** DATA EXTRACT **

::::::::

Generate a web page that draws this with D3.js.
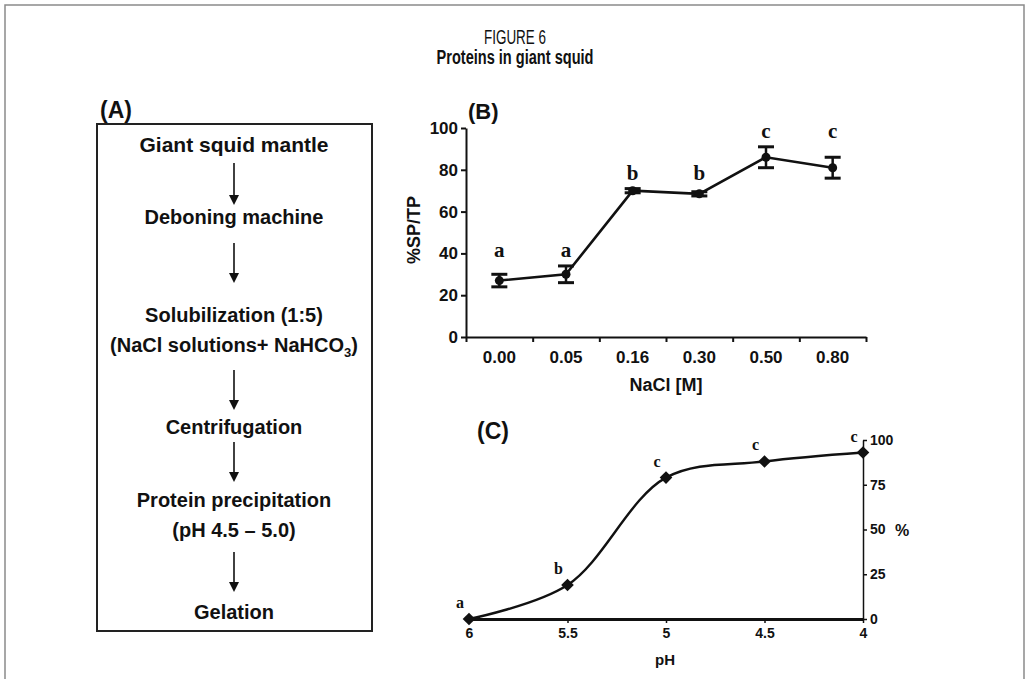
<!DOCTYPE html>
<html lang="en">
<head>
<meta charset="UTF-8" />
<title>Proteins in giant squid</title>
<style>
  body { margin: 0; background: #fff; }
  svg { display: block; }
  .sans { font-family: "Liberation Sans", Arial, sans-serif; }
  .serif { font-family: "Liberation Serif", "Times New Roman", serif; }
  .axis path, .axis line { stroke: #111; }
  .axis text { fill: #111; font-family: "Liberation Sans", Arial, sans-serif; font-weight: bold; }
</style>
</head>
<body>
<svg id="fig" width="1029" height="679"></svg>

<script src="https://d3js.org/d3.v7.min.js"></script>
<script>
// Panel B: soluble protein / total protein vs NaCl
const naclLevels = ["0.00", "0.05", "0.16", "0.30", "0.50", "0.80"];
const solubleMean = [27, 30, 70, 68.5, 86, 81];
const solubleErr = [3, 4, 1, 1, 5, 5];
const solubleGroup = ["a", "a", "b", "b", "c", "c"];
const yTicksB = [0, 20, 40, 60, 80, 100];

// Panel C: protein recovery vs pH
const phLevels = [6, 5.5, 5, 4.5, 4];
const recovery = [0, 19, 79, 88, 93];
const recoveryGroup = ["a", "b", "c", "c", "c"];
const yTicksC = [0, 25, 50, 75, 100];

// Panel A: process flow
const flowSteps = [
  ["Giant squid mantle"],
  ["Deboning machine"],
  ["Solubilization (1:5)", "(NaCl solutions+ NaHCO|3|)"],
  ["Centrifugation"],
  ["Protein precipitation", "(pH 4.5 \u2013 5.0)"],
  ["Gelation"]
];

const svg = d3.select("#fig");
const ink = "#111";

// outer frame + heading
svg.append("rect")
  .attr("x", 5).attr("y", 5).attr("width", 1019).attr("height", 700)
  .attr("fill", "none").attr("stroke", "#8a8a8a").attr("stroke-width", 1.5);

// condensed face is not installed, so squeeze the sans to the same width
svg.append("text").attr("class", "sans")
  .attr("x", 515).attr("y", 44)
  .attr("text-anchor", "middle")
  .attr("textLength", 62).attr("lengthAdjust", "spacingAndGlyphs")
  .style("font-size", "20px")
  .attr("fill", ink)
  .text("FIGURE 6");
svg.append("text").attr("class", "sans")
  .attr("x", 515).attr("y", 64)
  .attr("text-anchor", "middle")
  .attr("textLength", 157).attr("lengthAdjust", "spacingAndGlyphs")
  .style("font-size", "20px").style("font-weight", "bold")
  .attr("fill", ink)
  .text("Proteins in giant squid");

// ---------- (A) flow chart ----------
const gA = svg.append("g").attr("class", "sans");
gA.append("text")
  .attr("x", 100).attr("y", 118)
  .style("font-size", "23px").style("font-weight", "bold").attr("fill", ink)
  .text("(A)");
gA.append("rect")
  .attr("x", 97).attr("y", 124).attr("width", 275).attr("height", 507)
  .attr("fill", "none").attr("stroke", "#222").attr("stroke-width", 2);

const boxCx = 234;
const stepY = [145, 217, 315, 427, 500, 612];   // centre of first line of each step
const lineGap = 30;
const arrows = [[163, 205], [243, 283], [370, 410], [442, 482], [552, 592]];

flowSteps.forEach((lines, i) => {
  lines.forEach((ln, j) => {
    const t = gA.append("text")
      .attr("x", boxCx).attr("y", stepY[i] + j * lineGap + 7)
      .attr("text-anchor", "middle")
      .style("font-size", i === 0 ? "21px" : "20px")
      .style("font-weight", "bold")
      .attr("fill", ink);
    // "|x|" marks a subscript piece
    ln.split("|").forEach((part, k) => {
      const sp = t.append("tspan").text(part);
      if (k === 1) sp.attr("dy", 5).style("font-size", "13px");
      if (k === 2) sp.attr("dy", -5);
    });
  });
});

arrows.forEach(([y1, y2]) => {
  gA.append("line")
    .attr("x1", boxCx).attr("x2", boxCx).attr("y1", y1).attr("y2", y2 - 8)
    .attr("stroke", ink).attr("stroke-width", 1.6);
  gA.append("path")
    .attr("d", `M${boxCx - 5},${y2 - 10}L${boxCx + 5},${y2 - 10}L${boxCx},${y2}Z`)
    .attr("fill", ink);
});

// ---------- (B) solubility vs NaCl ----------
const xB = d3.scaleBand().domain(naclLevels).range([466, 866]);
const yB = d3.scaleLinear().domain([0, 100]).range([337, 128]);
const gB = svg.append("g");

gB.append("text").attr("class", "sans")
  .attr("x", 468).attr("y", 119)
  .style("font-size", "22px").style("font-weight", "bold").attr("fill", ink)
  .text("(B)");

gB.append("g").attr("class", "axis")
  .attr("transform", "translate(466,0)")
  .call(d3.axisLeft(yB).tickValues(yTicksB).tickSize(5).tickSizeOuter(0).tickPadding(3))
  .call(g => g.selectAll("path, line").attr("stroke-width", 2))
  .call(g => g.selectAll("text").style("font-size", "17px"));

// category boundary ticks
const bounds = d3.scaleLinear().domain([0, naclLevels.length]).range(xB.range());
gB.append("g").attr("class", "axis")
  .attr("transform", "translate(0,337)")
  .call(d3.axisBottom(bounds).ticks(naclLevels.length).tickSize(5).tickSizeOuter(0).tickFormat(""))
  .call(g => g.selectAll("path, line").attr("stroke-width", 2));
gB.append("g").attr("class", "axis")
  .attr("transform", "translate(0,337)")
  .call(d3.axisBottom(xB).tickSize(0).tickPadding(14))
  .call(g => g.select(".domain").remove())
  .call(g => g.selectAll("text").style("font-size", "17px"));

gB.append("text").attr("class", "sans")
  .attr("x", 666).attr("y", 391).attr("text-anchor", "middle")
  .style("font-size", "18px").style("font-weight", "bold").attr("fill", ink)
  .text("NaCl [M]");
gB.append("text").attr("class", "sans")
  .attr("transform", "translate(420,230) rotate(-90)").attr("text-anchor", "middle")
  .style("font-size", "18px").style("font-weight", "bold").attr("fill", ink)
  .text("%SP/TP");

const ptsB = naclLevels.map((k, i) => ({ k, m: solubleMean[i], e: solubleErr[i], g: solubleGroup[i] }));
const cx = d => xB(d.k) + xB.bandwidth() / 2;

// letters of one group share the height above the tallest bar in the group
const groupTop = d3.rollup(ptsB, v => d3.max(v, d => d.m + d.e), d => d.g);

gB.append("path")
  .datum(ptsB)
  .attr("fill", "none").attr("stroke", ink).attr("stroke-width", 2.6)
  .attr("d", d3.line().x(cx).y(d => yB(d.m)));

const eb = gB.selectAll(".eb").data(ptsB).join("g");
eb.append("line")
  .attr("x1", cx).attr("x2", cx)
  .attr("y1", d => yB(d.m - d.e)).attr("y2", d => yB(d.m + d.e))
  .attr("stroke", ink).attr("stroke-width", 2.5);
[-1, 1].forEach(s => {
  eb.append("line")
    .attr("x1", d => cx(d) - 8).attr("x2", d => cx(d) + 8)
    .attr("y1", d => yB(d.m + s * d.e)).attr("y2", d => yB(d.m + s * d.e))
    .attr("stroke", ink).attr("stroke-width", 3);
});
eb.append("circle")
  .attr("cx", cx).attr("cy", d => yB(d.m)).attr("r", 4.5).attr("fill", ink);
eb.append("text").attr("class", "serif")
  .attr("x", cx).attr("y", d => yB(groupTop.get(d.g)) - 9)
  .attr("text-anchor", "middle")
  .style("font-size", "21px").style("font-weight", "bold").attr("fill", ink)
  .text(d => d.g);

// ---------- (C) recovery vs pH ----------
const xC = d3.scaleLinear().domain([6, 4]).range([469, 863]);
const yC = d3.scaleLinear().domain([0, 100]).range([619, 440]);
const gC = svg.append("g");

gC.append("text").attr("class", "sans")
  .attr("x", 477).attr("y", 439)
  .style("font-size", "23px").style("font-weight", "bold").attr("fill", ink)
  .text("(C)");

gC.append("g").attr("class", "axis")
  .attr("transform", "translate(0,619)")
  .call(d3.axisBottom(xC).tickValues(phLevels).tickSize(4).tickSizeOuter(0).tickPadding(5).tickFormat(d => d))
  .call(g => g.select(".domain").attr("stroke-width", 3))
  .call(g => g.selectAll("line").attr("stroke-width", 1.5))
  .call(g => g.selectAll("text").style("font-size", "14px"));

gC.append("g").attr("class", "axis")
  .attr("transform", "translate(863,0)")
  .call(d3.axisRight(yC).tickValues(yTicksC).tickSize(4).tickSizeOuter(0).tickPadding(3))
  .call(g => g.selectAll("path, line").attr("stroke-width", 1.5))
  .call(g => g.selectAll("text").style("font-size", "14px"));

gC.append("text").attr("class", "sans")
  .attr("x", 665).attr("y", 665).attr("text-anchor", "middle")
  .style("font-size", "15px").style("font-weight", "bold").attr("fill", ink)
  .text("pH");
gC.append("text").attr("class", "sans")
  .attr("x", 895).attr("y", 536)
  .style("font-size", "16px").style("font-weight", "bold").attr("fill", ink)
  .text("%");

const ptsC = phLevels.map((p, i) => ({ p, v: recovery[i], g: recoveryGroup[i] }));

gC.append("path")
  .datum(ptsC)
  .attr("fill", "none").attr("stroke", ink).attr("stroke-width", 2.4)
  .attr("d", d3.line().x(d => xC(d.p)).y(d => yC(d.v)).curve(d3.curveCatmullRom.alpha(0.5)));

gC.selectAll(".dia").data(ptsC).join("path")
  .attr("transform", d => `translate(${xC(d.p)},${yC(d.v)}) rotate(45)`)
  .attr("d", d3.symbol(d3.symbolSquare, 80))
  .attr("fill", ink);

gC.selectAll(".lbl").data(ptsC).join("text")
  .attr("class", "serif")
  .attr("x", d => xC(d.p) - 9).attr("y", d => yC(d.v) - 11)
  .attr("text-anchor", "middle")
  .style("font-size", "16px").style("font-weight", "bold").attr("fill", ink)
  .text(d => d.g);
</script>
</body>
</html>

::::::::

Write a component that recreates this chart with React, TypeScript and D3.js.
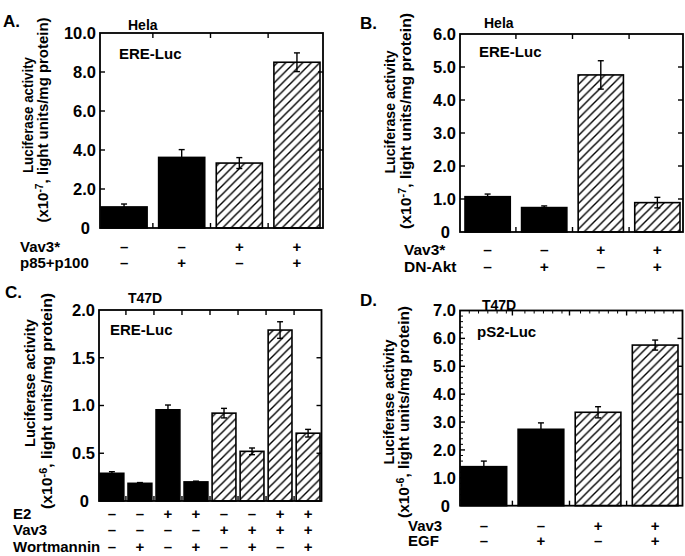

::::::::

** WHAT TO PRODUCE **
Reproduce each line from the records that contains the word "with".

** EXERCISE RESPONSE **
Generate a web page that draws this with D3.js.
Write a component that recreates this chart with React, TypeScript and D3.js.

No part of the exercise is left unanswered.